The next thing to do is to leave an updated list of all your bank accounts, direct debits and monthly payments, pensions, insurance policies and so on. List your debts (both formal and informal). Make sure the list is dated so that any executor will know that it may not be accurate; it nevertheless gives a good idea for those who are going to clear up your life when you are gone.
The other part of preparing to die is the work of organising your funeral. Do you know whether you’d like to be buried or cremated, where the burial might be or what you’d like done with your ashes? Although it isn’t possible to leave your wishes laid out as a legal document, wishes written down beforehand will usually be taken into consideration by those we leave behind, especially if we’ve discussed it beforehand. Samhain is an entirely relevant time to do this, with the energies of the gods taking us towards winter.
With a copy of your Will that is easily accessible, you might like to have a copy of the ritual you’d like used for your Rite of Passing; contact details for the celebrant you’d like for the rite would also be useful. If you haven’t bought a coffin already (some can be used as storage boxes, even bookcases), details as to the coffin you’d prefer would help the one left behind as they wade through the grief and all there is to do. If it is important that you are buried with certain religious or magical items, make that clear too. Although often those grieving like to be wholly involved, making decisions as expressions of love, it is also enormously useful for them if they have an idea of what you would have wanted.
Allowing Samhain to be a teacher, this is also a good time to consider the emotional issues, those tricky relationships that we have ignored for so long, yet which irritate when we remember them. Some relationships can be solved simply by us working on our own attitudes, and as the darkness of winter opens out before us this is a time of self-reflection, of letting go the dross that compromises our peace.

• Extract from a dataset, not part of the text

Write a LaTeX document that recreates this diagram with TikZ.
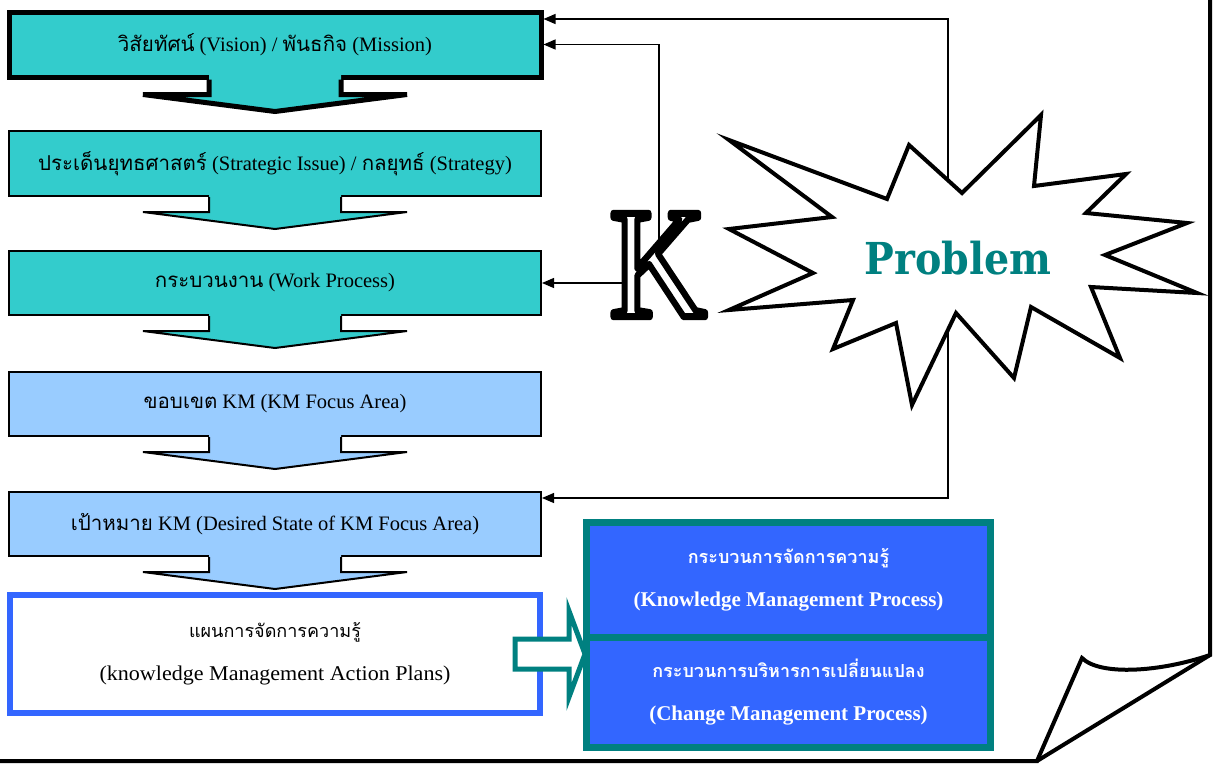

Of course, at the dusk of each day, as Druids we make prayers – as the world eases, relaxing into the darkness, letting go the tightness of its form and identity. And this time is, if we are awake to it, another source of teaching about death and dying. Sitting in the garden or the meadows, or even at an open window, feeling the light slip away as darkness seeps in, filling our environment, feeling it in our breath allows us to feel it in our soul, our song, as we too shift. We can, if we wish, become tight and resistant, alert to danger in the dark. But if we relax with nature, we can stay in harmony with it, each day we have the opportunity to understand a little more, and a little more peacefully, the nature of death.